### Required task
Leave out all pictures. Return exactly the lines from the top of the material through the line containing "140, 160, 180]".

### Information provided
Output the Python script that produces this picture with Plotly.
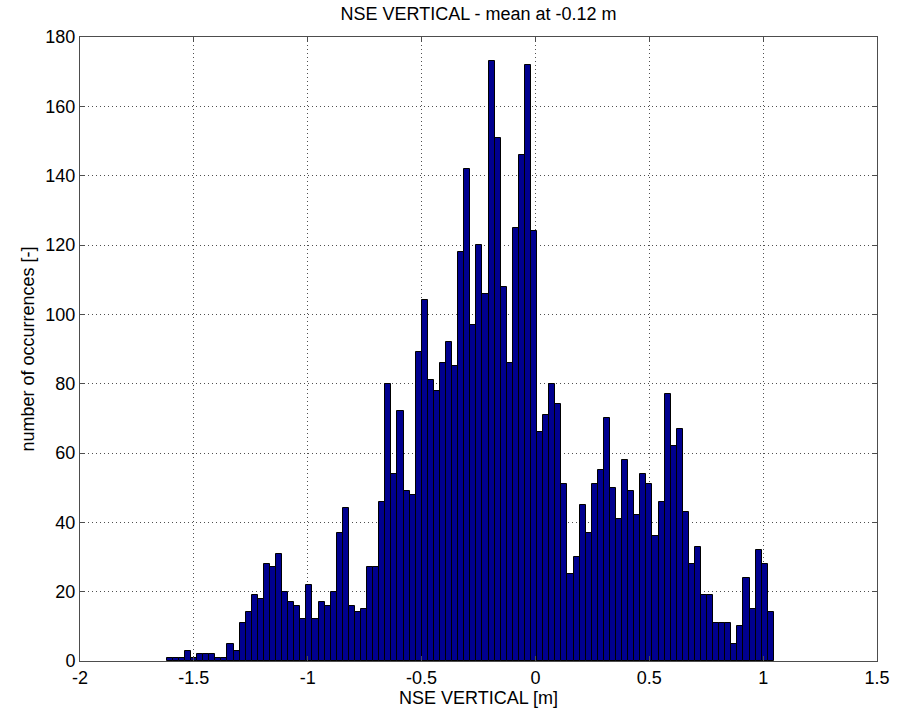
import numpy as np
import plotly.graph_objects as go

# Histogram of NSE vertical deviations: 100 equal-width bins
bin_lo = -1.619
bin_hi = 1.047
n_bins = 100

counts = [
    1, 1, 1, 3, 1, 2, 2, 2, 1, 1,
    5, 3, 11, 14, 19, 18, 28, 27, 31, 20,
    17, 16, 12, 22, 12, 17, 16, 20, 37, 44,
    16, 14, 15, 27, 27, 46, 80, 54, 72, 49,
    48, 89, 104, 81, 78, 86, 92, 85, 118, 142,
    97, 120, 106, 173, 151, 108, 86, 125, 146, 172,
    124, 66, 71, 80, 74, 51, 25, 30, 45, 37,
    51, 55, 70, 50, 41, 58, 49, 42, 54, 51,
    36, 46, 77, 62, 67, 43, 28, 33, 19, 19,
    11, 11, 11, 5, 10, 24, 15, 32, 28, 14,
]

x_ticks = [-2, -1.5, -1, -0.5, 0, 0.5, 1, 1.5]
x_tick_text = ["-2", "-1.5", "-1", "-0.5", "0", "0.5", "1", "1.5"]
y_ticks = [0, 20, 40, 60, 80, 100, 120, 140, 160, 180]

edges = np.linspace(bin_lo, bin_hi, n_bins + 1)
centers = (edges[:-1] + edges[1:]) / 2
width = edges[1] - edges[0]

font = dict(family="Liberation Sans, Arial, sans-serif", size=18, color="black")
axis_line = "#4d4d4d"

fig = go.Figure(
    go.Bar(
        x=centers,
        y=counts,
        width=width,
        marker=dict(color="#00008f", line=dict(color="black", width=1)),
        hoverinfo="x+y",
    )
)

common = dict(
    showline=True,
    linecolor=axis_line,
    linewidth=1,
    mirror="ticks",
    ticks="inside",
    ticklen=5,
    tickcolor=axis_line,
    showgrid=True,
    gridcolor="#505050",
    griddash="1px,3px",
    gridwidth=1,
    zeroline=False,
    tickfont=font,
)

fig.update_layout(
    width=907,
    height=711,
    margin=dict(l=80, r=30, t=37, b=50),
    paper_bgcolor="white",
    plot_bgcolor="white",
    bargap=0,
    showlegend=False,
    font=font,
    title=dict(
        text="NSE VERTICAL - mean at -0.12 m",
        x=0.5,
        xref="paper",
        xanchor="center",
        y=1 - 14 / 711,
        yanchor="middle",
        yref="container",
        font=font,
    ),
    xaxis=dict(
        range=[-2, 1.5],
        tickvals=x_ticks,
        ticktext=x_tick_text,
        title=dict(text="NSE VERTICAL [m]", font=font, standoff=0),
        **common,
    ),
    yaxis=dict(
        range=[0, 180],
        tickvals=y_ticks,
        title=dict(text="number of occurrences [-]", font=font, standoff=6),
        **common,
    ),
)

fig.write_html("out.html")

### Answer for the task
Output the Python script that produces this picture with Plotly.
import numpy as np
import plotly.graph_objects as go

# Histogram of NSE vertical deviations: 100 equal-width bins
bin_lo = -1.619
bin_hi = 1.047
n_bins = 100

counts = [
    1, 1, 1, 3, 1, 2, 2, 2, 1, 1,
    5, 3, 11, 14, 19, 18, 28, 27, 31, 20,
    17, 16, 12, 22, 12, 17, 16, 20, 37, 44,
    16, 14, 15, 27, 27, 46, 80, 54, 72, 49,
    48, 89, 104, 81, 78, 86, 92, 85, 118, 142,
    97, 120, 106, 173, 151, 108, 86, 125, 146, 172,
    124, 66, 71, 80, 74, 51, 25, 30, 45, 37,
    51, 55, 70, 50, 41, 58, 49, 42, 54, 51,
    36, 46, 77, 62, 67, 43, 28, 33, 19, 19,
    11, 11, 11, 5, 10, 24, 15, 32, 28, 14,
]

x_ticks = [-2, -1.5, -1, -0.5, 0, 0.5, 1, 1.5]
x_tick_text = ["-2", "-1.5", "-1", "-0.5", "0", "0.5", "1", "1.5"]
y_ticks = [0, 20, 40, 60, 80, 100, 120, 140, 160, 180]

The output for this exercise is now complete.